The Sovereign Forest has been a long-term collaboration between Amar Kanwar, media activist Sudhir Pattnaik, and designer and filmmaker Sherna Dastur. Kanwar has been documenting the damage caused by industrialisation on Orissa’s landscape and indigenous communities for more than a decade now. He has filmed the industrial activity that has changed and destroyed vast areas of the land in this eastern Indian state. During the 1990s, national and international companies created large-scale industrial and mining zones in various parts of traditionally agricultural Odisha. The resulting displacement, political conflicts, agricultural implications and violence has been depicted in the work The Sovereign Forest.
In an adjacent gallery, the second part of the installation, The Seed Room, contains tables that hold books fabricated from handmade paper, on which films are projected, and a wall of seeds indigenous to Odisha. As Kanwar explains, when a local farmer, Natabar Sarangi, began to grow rice, he realised that few varieties were used in Odisha, whereas he recalled that during his childhood there had been numerous varieties, with different shapes, flavours, and natural characteristics. In order to preserve this heritage and reintroduce these varieties into the seasonal growing cycle, Sarangi set about cultivating, harvesting, sowing, and storing seeds. In this room - adapted, enlarged, and modified as it travels - seeds from 272 species of rice were displayed in individual handmade containers.
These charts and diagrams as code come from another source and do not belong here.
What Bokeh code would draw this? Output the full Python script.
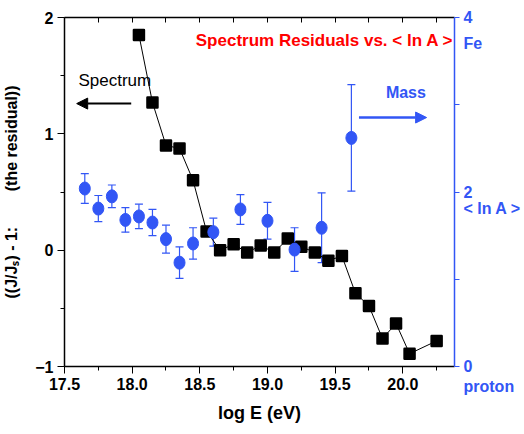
from bokeh.plotting import figure
from bokeh.models import (ColumnDataSource, Range1d, LinearAxis, FixedTicker, Whisker,
                          TeeHead, Arrow, NormalHead, Label)
from bokeh.embed import file_html
from bokeh.resources import INLINE

# ---------------- data ----------------
spec_x = [18.05, 18.15, 18.25, 18.35, 18.45, 18.55, 18.65, 18.75, 18.85, 18.95, 19.05,
          19.15, 19.25, 19.35, 19.45, 19.55, 19.65, 19.75, 19.85, 19.95, 20.05, 20.25]
spec_resid = [1.85, 1.27, 0.90, 0.875, 0.60, 0.16, 0.0, 0.05, -0.02, 0.04, -0.02,
              0.10, 0.03, -0.02, -0.09, -0.05, -0.37, -0.48, -0.76, -0.63, -0.89, -0.78]

mass_x = [17.65, 17.75, 17.85, 17.95, 18.05, 18.15, 18.25, 18.35, 18.45,
          18.6, 18.8, 19.0, 19.2, 19.4, 19.62]
mass_lnA = [2.04, 1.81, 1.95, 1.68, 1.72, 1.65, 1.46, 1.19, 1.41,
            1.54, 1.80, 1.67, 1.34, 1.59, 2.62]
mass_err = [0.17, 0.15, 0.13, 0.14, 0.14, 0.15, 0.16, 0.18, 0.18,
            0.16, 0.17, 0.21, 0.25, 0.40, 0.61]

x_ticks = [17.5, 18.0, 18.5, 19.0, 19.5, 20.0]
x_minor = [17.75, 18.25, 18.75, 19.25, 19.75, 20.25]
top_ticks = [17.5, 17.75, 18.0, 18.25, 18.5, 18.75, 19.0, 19.25, 19.5, 19.75, 20.0, 20.25]
y_ticks = [-1, 0, 1, 2]
y_minor = [-0.5, 0.5, 1.5]
# right axis: numbered ticks plus the names placed beside the axis
r_tick_marks = [0, 1, 2, 3, 4]
r_labels = {0: "\u00a0\n0\nproton", 2: "2", 4: "4", 3.70: "Fe", 1.81: "< ln A >"}

title_text = "Spectrum Residuals vs. < ln A >"
left_label = "((J/J\u209b) - 1:\u00a0\u00a0\u00a0\u00a0\u00a0\u00a0\u00a0\u00a0(the residual))"
bottom_label = "log E (eV)"

BLUE = "#3256f5"
FONT = "Liberation Sans"

# ---------------- figure ----------------
p = figure(width=524, height=434, output_backend="svg", toolbar_location=None,
           x_range=Range1d(17.5, 20.382), y_range=Range1d(-1, 2),
           min_border_left=64, min_border_right=68, min_border_top=17, min_border_bottom=68)
p.extra_y_ranges = {"lnA": Range1d(0, 4)}
p.outline_line_color = None
p.xgrid.visible = False
p.ygrid.visible = False
p.background_fill_color = "white"
p.border_fill_color = "white"

# bottom axis
xa = p.xaxis[0]
xa.ticker = FixedTicker(ticks=x_ticks, minor_ticks=x_minor)
xa.major_label_overrides = {t: f"{t:.1f}" for t in x_ticks}
xa.axis_label = bottom_label
xa.axis_label_text_font = FONT
xa.axis_label_text_font_style = "bold"
xa.axis_label_text_font_size = "18px"
xa.axis_label_text_color = "black"
xa.axis_label_standoff = 10
xa.major_label_text_font = FONT
xa.major_label_text_font_style = "bold"
xa.major_label_text_font_size = "16px"
xa.major_label_text_color = "black"
xa.major_label_standoff = 4
xa.axis_line_color = "black"
xa.axis_line_width = 1.5
xa.major_tick_out = 7
xa.major_tick_in = 0
xa.minor_tick_out = 4
xa.minor_tick_in = 0

# left axis
ya = p.yaxis[0]
ya.ticker = FixedTicker(ticks=y_ticks, minor_ticks=y_minor)
ya.axis_label = left_label
ya.axis_label_text_font = FONT
ya.axis_label_text_font_style = "bold"
ya.axis_label_text_font_size = "16px"
ya.axis_label_text_color = "black"
ya.axis_label_standoff = 12
ya.major_label_text_font = FONT
ya.major_label_text_font_style = "bold"
ya.major_label_text_font_size = "16px"
ya.major_label_text_color = "black"
ya.major_label_standoff = 4
ya.axis_line_color = "black"
ya.axis_line_width = 1.5
ya.major_tick_out = 7
ya.major_tick_in = 0
ya.minor_tick_out = 4
ya.minor_tick_in = 0

# top axis (ticks only)
ta = LinearAxis(ticker=FixedTicker(ticks=top_ticks, minor_ticks=[]),
                major_label_text_color=None, major_label_standoff=0,
                major_tick_in=5, major_tick_out=0, minor_tick_in=0, minor_tick_out=0,
                axis_line_color="black", axis_line_width=1.5)
p.add_layout(ta, "above")

# right axis (<ln A>): tick marks drawn as minor ticks, texts as major labels
ra = LinearAxis(y_range_name="lnA",
                ticker=FixedTicker(ticks=sorted(r_labels.keys()), minor_ticks=r_tick_marks),
                major_label_overrides=r_labels,
                axis_line_color=BLUE, axis_line_width=1.5,
                major_tick_line_color=None, minor_tick_line_color=BLUE,
                major_tick_out=0, major_tick_in=0, minor_tick_out=5, minor_tick_in=0,
                major_label_text_color=BLUE, major_label_text_font=FONT,
                major_label_text_font_style="bold", major_label_text_font_size="16px",
                major_label_standoff=4)
p.add_layout(ra, "right")

# ---------------- data glyphs ----------------
spec_src = ColumnDataSource(dict(x=spec_x, y=spec_resid))
p.line("x", "y", source=spec_src, line_color="black", line_width=1)
p.scatter("x", "y", source=spec_src, marker="square", size=10, fill_color="black",
          line_color="black", line_width=2.5, line_join="round")

mass_src = ColumnDataSource(dict(
    x=mass_x, y=mass_lnA,
    upper=[v + e for v, e in zip(mass_lnA, mass_err)],
    lower=[v - e for v, e in zip(mass_lnA, mass_err)]))
p.add_layout(Whisker(source=mass_src, base="x", upper="upper", lower="lower",
                     y_range_name="lnA", line_color=BLUE, line_width=1.2,
                     upper_head=TeeHead(size=8, line_color=BLUE, line_width=1.2),
                     lower_head=TeeHead(size=8, line_color=BLUE, line_width=1.2),
                     level="underlay"))
p.ellipse("x", "y", source=mass_src, width=11, height=13, width_units="screen",
          height_units="screen", fill_color=BLUE, line_color=BLUE, y_range_name="lnA")

# ---------------- annotations ----------------
p.add_layout(Label(x=17.603, y=1.458, text="Spectrum", text_font=FONT, text_font_size="17px",
                   text_color="black", text_baseline="middle", text_align="left"))
p.add_layout(Arrow(x_start=17.993, y_start=1.26, x_end=17.59, y_end=1.26,
                   line_color="black", line_width=2,
                   end=NormalHead(size=11, fill_color="black", line_color="black")))
p.add_layout(Label(x=19.875, y=1.355, text="Mass", text_font=FONT, text_font_size="16px",
                   text_font_style="bold", text_color=BLUE, text_baseline="middle",
                   text_align="left"))
p.add_layout(Arrow(x_start=19.676, y_start=1.14, x_end=20.176, y_end=1.14,
                   line_color=BLUE, line_width=2.5,
                   end=NormalHead(size=11, fill_color=BLUE, line_color=BLUE)))
p.add_layout(Label(x=18.47, y=1.802, text=title_text, text_font=FONT, text_font_size="17px",
                   text_font_style="bold", text_color="red", text_baseline="middle",
                   text_align="left"))

open("out.html", "w").write(file_html(p, INLINE))
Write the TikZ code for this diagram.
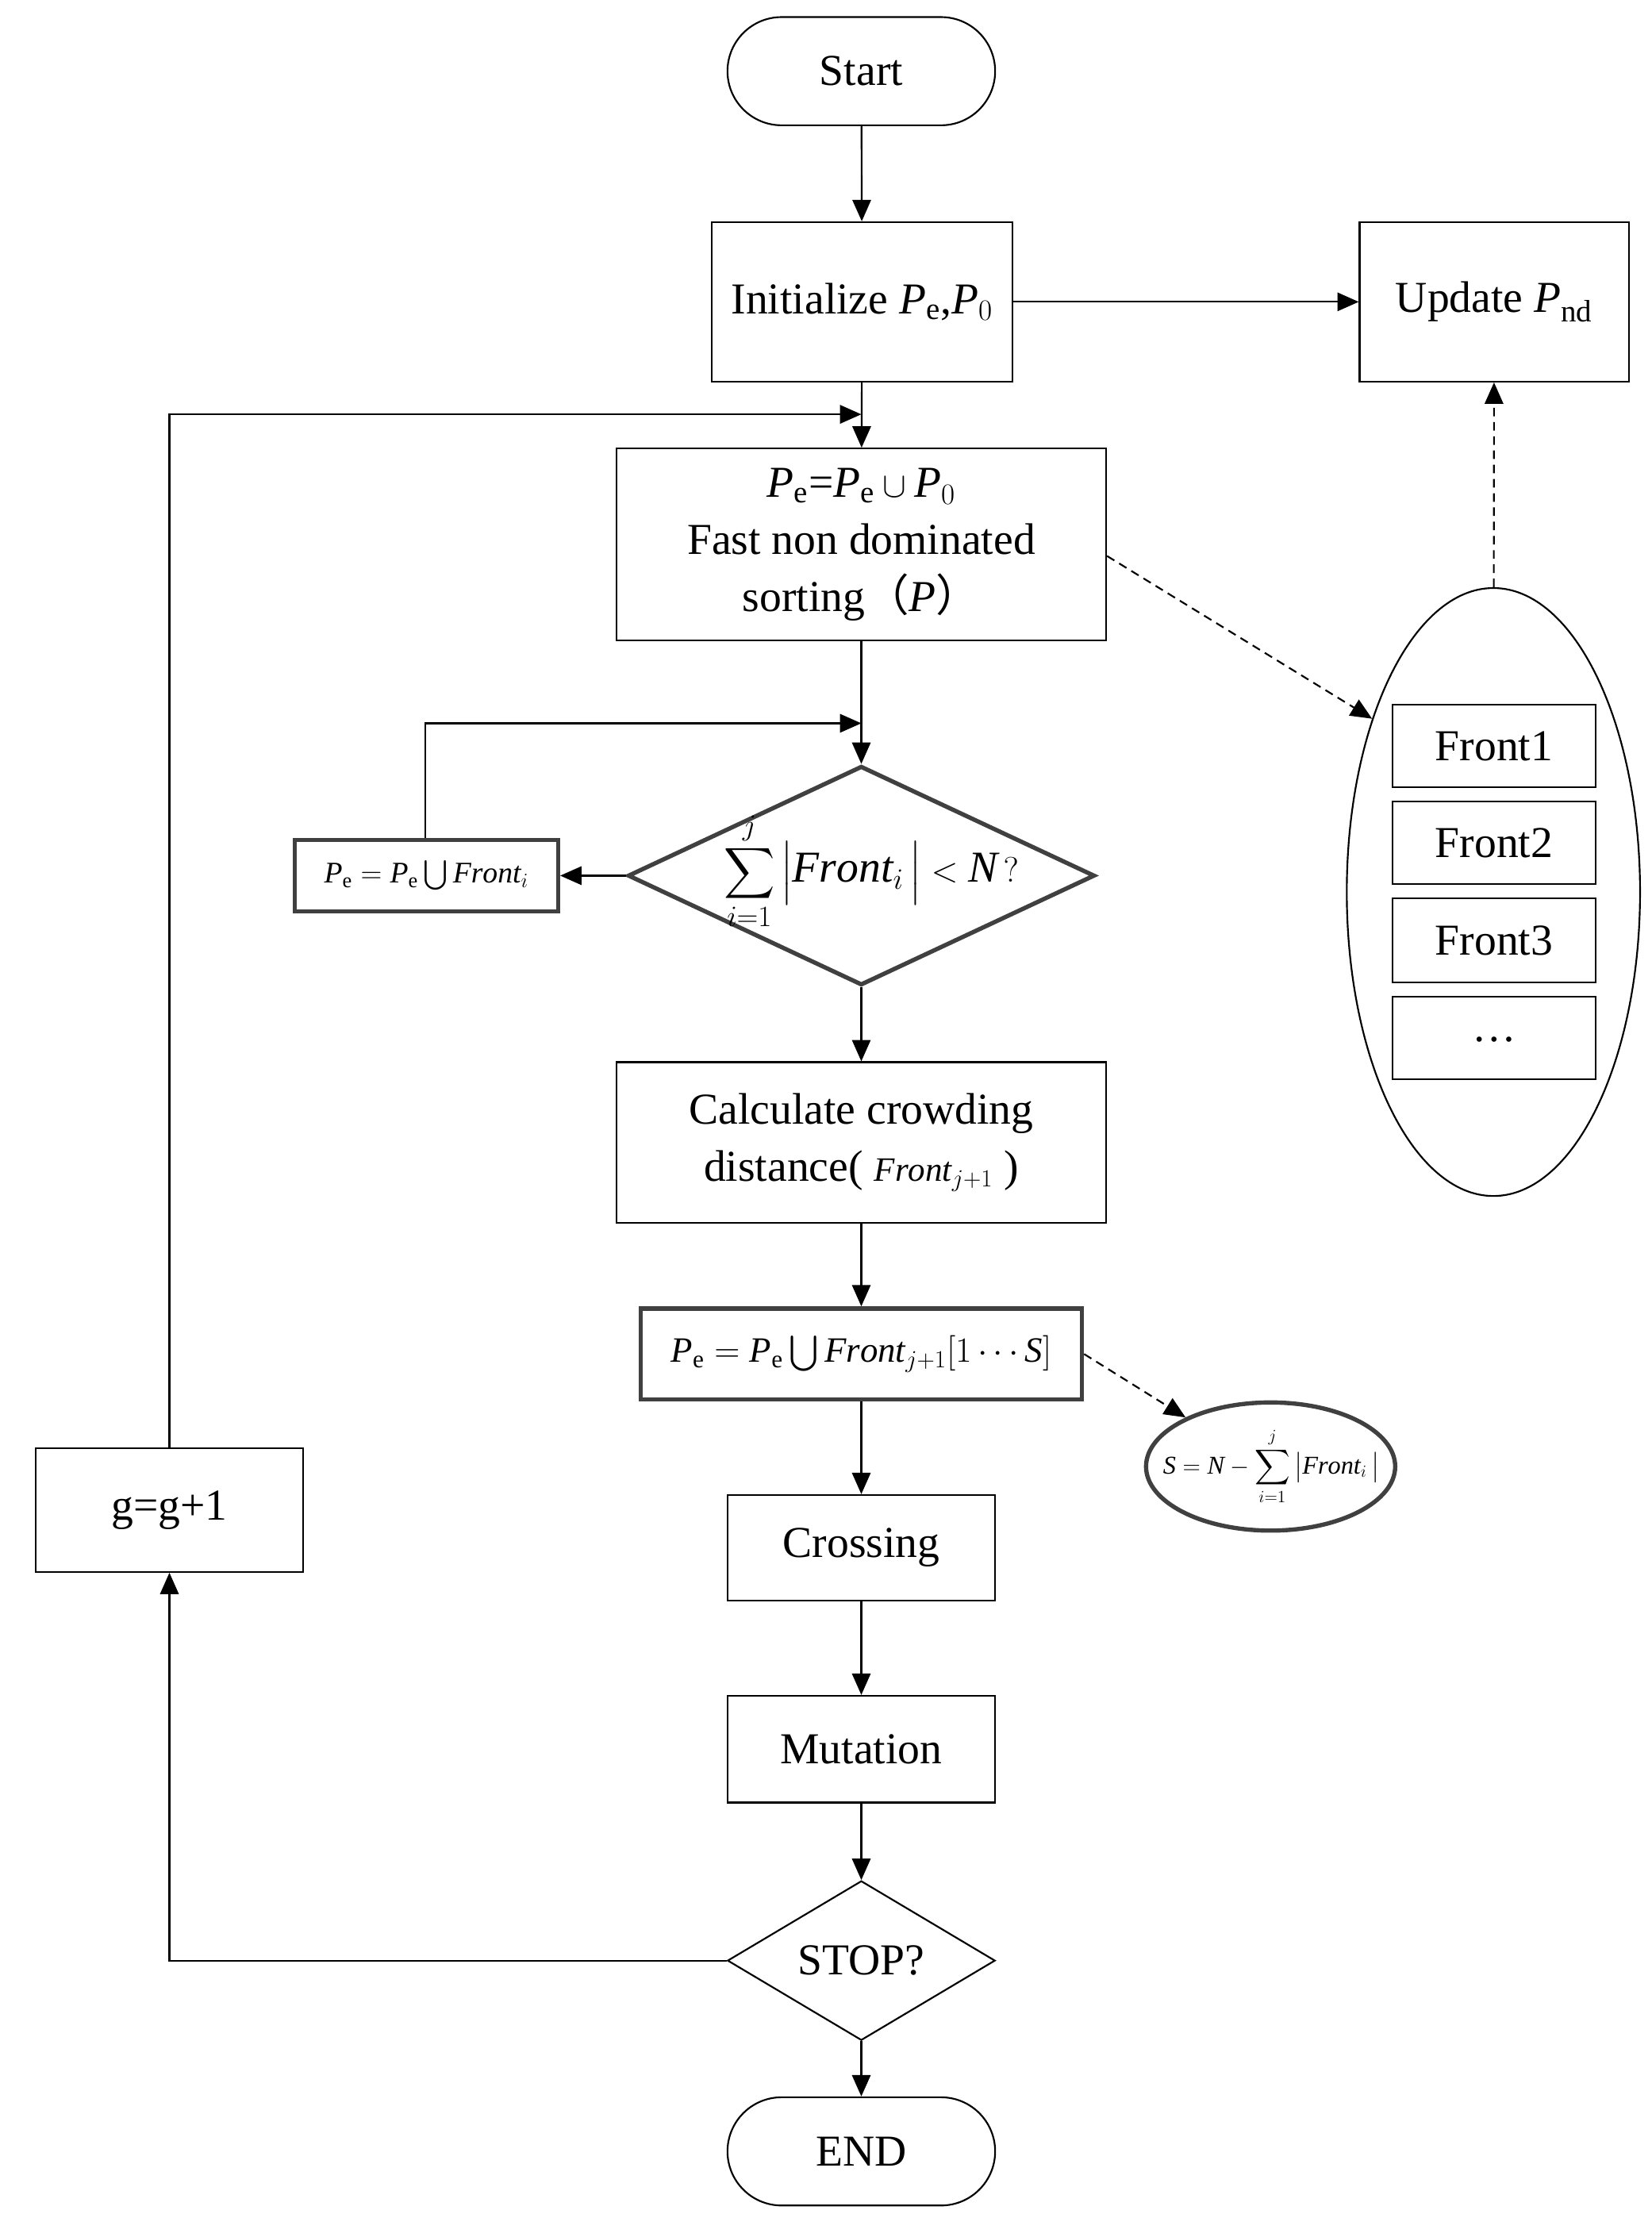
\documentclass[tikz,border=0pt]{standalone}
\usepackage{amsmath}
\usepackage{fontspec}
\setmainfont{Liberation Serif}
\newfontfamily\cjkfont{Noto Sans CJK SC}
\usetikzlibrary{arrows.meta,shapes.geometric,shapes.misc,calc}
\definecolor{dgray}{RGB}{64,64,64}
\newcommand{\Pe}{\mathit{P}_{\mathrm{e}}}
\newcommand{\Fr}{\mathit{Front}}
\begin{document}
\begin{tikzpicture}[x=1pt,y=-1pt,
  base/.style={inner sep=0pt, align=center, font=\fontsize{31}{40}\selectfont},
  box/.style={base, draw, rectangle, line width=1.2pt},
  tbox/.style={base, draw=dgray, rectangle, line width=3pt},
  term/.style={base, draw, rounded rectangle, line width=1.2pt},
  arr/.style={-{Triangle[length=15pt,width=13pt]}, line width=1.2pt},
  darr/.style={arr, dash pattern=on 6pt off 4pt}]
\useasboundingbox (0,0) rectangle (1160,1555);

% main column
\node[term, minimum width=188pt, minimum height=76pt] (start) at (605,50) {Start};
\node[box, minimum width=211pt, minimum height=112pt] (init) at (605.5,212) {Initialize $\Pe$,$\mathit{P}_0$};
\node[box, minimum width=189pt, minimum height=112pt] (update) at (1049.5,212) {Update $\mathit{P}_{\mathrm{nd}}$};
\node[box, minimum width=344pt, minimum height=135pt] (sort) at (605,382.5)
  {$\Pe$=$\Pe\cup\mathit{P}_0$\\Fast non dominated\\sorting{\cjkfont （}$\mathit{P}${\cjkfont ）}};
\node[draw=dgray, line width=3pt, diamond, inner sep=0pt, minimum width=328pt, minimum height=154pt] (d1) at (605,615) {};
\node[base] (d1t) at (612,612) {$\displaystyle\sum_{i=1}^{j}\,\Bigl|\Fr_{i}\,\Bigr| < \mathit{N}\,?$};
\node[tbox, minimum width=185pt, minimum height=50pt, font=\fontsize{21}{26}\selectfont] (left) at (299.5,615)
  {$\Pe=\Pe\bigcup\Fr_{i}$};
\node[box, minimum width=344pt, minimum height=113pt] (calc) at (605,802.5)
  {Calculate crowding\\distance( {\fontsize{24}{28}\selectfont$\Fr_{j+1}$} )};
\node[tbox, minimum width=310pt, minimum height=64pt, font=\fontsize{25}{30}\selectfont] (pe2) at (605,951)
  {$\Pe=\Pe\bigcup\Fr_{j+1}[1\cdots\mathit{S}]$};
\node[draw=dgray, line width=3pt, ellipse, inner sep=0pt, minimum width=175pt, minimum height=90pt] (sell) at (892.5,1030) {};
\node[base, font=\fontsize{18}{22}\selectfont] (sellt) at (893,1030)
  {$\mathit{S}=\mathit{N}-\displaystyle\sum_{i=1}^{j}\,\bigl|\Fr_{i}\,\bigr|$};
\node[box, minimum width=188pt, minimum height=74pt] (cross) at (605,1087) {Crossing};
\node[box, minimum width=188pt, minimum height=75pt] (mut) at (605,1228.5) {Mutation};
\node[base, draw, diamond, line width=1.2pt, minimum width=188pt, minimum height=112pt] (stop) at (605,1377) {STOP?};
\node[term, minimum width=188pt, minimum height=76pt] (end) at (605,1511) {END};
\node[box, minimum width=188pt, minimum height=87pt] (g) at (119,1060.5) {g=g+1};

% fronts
\node[draw, ellipse, line width=1.2pt, inner sep=0pt, minimum width=206pt, minimum height=427pt] (bigell) at (1049,626.5) {};
\node[box, minimum width=143pt, minimum height=58pt] (f1) at (1049.5,524) {Front1};
\node[box, minimum width=143pt, minimum height=58pt] (f2) at (1049.5,592) {Front2};
\node[box, minimum width=143pt, minimum height=59pt] (f3) at (1049.5,660.5) {Front3};
\node[box, minimum width=143pt, minimum height=58pt] (f4) at (1049.5,729) {\raisebox{-6pt}{\dots}};

% junction coordinates
\coordinate (j1) at (605,291);
\coordinate (j2) at (605,508);
\coordinate (c1) at (119,291);
\coordinate (c2) at (298.5,508);
\coordinate (c3) at (119,1377);

% connectors
\draw[arr] (start) -- (init);
\draw[arr] (init) -- (update);
\draw[arr] (init) -- (sort);
\draw[arr] (g) -- (c1) -- (j1);
\draw[arr] (sort) -- (d1);
\draw[arr] (left.north -| c2) -- (c2) -- (j2);
\draw[arr] (d1) -- (left);
\draw[arr] (d1) -- (calc);
\draw[arr] (calc) -- (pe2);
\draw[arr] (pe2) -- (cross);
\draw[arr] (cross) -- (mut);
\draw[arr] (mut) -- (stop);
\draw[arr] (stop) -- (end);
\draw[arr] (stop.west) -- (c3) -- (g);
\draw[darr] ($(sort.east)+(0,8)$) -- (bigell.125);
\draw[darr] (bigell) -- (update);
\draw[darr] (pe2.east) -- (sell.150);
\end{tikzpicture}
\end{document}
In a separate gallery, the eight-channel installation The Lightning Testimonies was on view. The video work, which displayed experiences of sexual violence to reflect on the larger history of conflict in the Indian sub-continent, was first displayed in 2007. The body is the pivot around which the work explores themes of dignity, protest, honour, hatred and humiliation through images of people, memories, and everyday objects. The video reveals narratives of violence and resilience, and voices of women that have often been ignored and drowned out. The objectivity of Kanwar's documentary approach is modified by his own presence in the films. Through voice-over and first-person commentary, the artist introduces an empathetic and passionate presence into a national discussion that is epic in scale and global in consequence. The orchestrated convergence of the eight videos into one projection culminates in the possibility for transformative change.